- WHAT THE TASK ASKS
Everything from the line with "Output the component" through the line with "const zip = (a: number[], b: number[])", inclusive, should be repeated exactly, except the pictures.

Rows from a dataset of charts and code

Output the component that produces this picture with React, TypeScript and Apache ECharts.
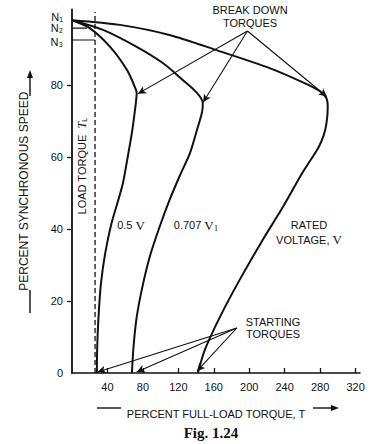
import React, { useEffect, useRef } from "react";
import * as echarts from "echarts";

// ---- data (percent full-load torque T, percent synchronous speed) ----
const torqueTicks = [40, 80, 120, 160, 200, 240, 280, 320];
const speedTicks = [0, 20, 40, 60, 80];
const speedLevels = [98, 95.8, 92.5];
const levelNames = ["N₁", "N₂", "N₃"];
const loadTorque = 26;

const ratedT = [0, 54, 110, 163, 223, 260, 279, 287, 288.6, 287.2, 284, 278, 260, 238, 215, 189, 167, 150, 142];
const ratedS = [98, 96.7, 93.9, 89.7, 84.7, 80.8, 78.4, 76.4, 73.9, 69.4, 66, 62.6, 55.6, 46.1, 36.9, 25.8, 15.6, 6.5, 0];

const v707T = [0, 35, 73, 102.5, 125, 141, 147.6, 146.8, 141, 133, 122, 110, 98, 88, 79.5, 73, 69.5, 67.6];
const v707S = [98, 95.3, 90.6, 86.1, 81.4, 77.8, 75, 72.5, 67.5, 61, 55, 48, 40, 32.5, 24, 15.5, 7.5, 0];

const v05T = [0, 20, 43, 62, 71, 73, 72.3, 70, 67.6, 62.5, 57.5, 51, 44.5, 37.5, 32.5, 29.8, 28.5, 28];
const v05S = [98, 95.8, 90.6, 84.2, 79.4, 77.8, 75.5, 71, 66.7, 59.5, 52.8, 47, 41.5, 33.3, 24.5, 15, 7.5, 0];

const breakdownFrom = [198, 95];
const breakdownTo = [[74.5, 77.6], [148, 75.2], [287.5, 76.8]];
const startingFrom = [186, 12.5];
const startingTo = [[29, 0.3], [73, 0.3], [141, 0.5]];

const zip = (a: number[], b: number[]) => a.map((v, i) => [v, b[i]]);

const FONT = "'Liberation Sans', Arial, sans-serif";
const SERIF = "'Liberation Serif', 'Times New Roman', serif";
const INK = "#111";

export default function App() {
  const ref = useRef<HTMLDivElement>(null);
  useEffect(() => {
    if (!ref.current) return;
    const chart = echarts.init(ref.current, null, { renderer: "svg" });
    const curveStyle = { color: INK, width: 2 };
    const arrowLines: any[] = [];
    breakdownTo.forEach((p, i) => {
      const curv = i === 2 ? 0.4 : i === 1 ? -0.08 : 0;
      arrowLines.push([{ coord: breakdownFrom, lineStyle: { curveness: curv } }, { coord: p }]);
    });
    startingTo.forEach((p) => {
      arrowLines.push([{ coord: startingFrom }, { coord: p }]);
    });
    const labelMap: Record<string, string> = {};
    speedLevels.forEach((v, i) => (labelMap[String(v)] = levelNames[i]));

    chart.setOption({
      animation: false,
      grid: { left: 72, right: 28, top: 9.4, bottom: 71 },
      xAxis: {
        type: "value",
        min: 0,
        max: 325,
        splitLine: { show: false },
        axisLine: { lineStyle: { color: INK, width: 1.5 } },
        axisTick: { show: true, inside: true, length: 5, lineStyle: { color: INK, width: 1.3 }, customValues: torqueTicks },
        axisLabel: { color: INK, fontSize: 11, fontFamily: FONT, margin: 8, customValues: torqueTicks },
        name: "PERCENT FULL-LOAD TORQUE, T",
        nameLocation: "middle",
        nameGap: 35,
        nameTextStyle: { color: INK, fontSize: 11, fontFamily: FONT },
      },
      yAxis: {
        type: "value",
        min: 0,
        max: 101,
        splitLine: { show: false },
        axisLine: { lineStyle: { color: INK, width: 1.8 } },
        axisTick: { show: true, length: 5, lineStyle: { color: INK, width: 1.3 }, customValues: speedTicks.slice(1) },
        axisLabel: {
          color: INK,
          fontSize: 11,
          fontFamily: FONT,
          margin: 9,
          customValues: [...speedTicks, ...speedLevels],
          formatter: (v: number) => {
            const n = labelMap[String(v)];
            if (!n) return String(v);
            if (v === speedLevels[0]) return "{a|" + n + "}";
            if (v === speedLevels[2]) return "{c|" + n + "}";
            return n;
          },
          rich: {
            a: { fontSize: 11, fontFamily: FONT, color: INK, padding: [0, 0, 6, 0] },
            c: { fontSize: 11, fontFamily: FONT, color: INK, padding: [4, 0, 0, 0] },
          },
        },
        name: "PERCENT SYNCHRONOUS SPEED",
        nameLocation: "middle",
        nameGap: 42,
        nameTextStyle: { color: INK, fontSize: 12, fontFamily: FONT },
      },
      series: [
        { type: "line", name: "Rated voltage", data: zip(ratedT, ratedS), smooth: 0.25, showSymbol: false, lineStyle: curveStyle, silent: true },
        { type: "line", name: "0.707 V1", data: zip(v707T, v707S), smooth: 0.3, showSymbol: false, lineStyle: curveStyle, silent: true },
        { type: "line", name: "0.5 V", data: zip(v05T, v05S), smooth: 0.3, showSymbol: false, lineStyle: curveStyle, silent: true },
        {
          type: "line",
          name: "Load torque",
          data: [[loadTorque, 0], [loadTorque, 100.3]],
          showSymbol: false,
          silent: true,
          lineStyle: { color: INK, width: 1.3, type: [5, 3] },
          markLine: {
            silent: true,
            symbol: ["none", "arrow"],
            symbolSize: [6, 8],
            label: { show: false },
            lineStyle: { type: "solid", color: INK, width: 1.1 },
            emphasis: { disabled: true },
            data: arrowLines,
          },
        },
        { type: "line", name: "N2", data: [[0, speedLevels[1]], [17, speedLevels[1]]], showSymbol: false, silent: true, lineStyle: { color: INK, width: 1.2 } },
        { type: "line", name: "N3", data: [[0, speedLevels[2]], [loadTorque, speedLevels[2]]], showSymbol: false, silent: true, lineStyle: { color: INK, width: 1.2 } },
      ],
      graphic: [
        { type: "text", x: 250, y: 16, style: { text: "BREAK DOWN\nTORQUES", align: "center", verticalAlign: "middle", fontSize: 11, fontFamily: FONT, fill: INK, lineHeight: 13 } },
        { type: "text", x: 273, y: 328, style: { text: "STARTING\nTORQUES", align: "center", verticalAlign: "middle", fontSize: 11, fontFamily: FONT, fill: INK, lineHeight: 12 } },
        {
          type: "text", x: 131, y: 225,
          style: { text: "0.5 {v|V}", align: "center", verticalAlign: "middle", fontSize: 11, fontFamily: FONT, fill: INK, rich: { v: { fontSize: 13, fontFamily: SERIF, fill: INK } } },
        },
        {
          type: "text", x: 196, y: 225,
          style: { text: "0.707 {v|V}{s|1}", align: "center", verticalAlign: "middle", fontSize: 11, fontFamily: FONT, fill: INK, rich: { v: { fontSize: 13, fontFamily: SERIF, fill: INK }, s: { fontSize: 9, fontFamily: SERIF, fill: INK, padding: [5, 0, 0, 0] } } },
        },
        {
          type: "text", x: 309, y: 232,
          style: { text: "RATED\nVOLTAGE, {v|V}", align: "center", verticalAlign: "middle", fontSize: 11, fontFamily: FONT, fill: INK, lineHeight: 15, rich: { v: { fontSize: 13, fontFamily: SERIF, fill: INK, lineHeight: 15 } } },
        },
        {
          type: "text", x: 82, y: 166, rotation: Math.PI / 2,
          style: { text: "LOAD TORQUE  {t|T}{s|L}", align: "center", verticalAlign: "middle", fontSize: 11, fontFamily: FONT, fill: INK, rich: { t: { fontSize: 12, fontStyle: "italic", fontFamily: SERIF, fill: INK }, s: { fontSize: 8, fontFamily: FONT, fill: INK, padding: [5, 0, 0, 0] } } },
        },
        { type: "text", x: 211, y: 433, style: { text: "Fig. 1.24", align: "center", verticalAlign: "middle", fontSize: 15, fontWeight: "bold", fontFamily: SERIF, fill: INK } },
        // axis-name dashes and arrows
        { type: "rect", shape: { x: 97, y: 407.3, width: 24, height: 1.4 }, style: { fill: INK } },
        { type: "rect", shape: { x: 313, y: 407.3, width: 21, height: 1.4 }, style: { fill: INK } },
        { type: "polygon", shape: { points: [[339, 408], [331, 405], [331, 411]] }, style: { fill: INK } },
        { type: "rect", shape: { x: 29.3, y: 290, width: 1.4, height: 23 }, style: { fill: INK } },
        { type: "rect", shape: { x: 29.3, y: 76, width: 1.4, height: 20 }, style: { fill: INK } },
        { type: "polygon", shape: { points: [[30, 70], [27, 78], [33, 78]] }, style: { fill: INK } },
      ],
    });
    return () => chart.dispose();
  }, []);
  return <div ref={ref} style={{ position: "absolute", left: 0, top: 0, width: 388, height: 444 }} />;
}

* * *

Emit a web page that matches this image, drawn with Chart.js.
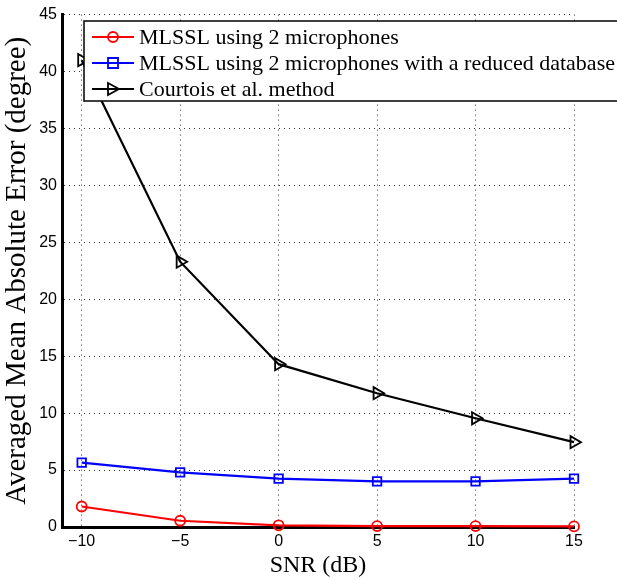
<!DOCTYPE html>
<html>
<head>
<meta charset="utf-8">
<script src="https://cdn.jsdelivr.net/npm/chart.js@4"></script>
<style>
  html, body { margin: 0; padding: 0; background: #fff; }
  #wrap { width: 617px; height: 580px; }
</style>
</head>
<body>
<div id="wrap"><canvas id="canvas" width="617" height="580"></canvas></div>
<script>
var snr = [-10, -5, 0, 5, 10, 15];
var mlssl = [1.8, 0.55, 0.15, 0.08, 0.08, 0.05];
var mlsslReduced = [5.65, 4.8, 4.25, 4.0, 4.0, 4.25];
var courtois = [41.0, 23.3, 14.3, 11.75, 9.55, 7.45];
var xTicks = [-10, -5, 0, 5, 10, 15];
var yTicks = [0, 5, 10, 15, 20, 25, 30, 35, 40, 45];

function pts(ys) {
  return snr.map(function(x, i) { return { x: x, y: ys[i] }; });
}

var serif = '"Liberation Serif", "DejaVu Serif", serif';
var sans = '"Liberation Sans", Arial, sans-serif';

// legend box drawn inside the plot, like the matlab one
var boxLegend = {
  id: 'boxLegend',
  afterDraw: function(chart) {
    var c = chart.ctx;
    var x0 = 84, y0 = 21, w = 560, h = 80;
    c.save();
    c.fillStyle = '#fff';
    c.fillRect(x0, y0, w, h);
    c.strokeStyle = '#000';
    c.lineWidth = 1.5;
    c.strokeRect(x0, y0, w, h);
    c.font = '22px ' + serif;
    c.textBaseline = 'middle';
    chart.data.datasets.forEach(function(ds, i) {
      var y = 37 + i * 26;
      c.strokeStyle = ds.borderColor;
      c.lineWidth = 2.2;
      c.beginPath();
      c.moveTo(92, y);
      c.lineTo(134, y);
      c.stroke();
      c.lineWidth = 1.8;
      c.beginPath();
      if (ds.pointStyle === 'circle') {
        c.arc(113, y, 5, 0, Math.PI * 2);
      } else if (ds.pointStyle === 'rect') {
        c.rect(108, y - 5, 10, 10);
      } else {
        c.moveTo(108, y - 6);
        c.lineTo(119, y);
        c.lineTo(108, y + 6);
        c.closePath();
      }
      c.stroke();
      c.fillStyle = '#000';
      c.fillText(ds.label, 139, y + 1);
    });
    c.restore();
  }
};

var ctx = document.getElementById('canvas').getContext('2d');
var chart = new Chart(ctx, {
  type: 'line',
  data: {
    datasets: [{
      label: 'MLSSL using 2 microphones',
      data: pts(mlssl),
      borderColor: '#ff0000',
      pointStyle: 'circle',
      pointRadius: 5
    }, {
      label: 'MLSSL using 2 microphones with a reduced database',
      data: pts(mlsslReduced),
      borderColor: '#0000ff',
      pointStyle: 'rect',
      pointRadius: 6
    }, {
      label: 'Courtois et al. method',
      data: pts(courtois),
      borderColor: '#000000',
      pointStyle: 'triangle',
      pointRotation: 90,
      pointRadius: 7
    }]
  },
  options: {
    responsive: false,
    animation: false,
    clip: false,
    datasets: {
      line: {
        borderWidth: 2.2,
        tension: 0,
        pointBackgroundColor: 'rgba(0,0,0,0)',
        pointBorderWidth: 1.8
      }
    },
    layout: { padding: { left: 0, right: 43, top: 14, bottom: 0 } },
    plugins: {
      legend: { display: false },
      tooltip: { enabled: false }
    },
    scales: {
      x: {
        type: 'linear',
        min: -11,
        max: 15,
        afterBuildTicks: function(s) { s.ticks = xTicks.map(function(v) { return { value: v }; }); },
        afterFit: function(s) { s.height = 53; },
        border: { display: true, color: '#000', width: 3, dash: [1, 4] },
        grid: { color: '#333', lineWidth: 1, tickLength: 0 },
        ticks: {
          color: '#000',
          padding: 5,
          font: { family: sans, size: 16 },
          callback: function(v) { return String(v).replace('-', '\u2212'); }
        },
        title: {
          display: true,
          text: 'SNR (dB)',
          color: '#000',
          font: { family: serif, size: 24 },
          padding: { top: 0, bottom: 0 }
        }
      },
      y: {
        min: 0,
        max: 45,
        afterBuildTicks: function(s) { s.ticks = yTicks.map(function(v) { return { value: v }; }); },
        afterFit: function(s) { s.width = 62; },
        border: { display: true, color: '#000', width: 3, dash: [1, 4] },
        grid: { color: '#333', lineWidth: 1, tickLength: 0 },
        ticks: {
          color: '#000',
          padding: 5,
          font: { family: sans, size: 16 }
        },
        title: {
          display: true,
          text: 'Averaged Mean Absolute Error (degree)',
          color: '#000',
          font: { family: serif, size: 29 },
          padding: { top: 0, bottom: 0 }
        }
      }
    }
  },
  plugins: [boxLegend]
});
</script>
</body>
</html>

- THE ANSWER
Output the component that produces this picture with React, TypeScript and Apache ECharts.
import React, { useEffect, useRef } from "react";
import * as echarts from "echarts";

// ---- data (percent full-load torque T, percent synchronous speed) ----
const torqueTicks = [40, 80, 120, 160, 200, 240, 280, 320];
const speedTicks = [0, 20, 40, 60, 80];
const speedLevels = [98, 95.8, 92.5];
const levelNames = ["N₁", "N₂", "N₃"];
const loadTorque = 26;

const ratedT = [0, 54, 110, 163, 223, 260, 279, 287, 288.6, 287.2, 284, 278, 260, 238, 215, 189, 167, 150, 142];
const ratedS = [98, 96.7, 93.9, 89.7, 84.7, 80.8, 78.4, 76.4, 73.9, 69.4, 66, 62.6, 55.6, 46.1, 36.9, 25.8, 15.6, 6.5, 0];

const v707T = [0, 35, 73, 102.5, 125, 141, 147.6, 146.8, 141, 133, 122, 110, 98, 88, 79.5, 73, 69.5, 67.6];
const v707S = [98, 95.3, 90.6, 86.1, 81.4, 77.8, 75, 72.5, 67.5, 61, 55, 48, 40, 32.5, 24, 15.5, 7.5, 0];

const v05T = [0, 20, 43, 62, 71, 73, 72.3, 70, 67.6, 62.5, 57.5, 51, 44.5, 37.5, 32.5, 29.8, 28.5, 28];
const v05S = [98, 95.8, 90.6, 84.2, 79.4, 77.8, 75.5, 71, 66.7, 59.5, 52.8, 47, 41.5, 33.3, 24.5, 15, 7.5, 0];

const breakdownFrom = [198, 95];
const breakdownTo = [[74.5, 77.6], [148, 75.2], [287.5, 76.8]];
const startingFrom = [186, 12.5];
const startingTo = [[29, 0.3], [73, 0.3], [141, 0.5]];

const zip = (a: number[], b: number[]) => a.map((v, i) => [v, b[i]]);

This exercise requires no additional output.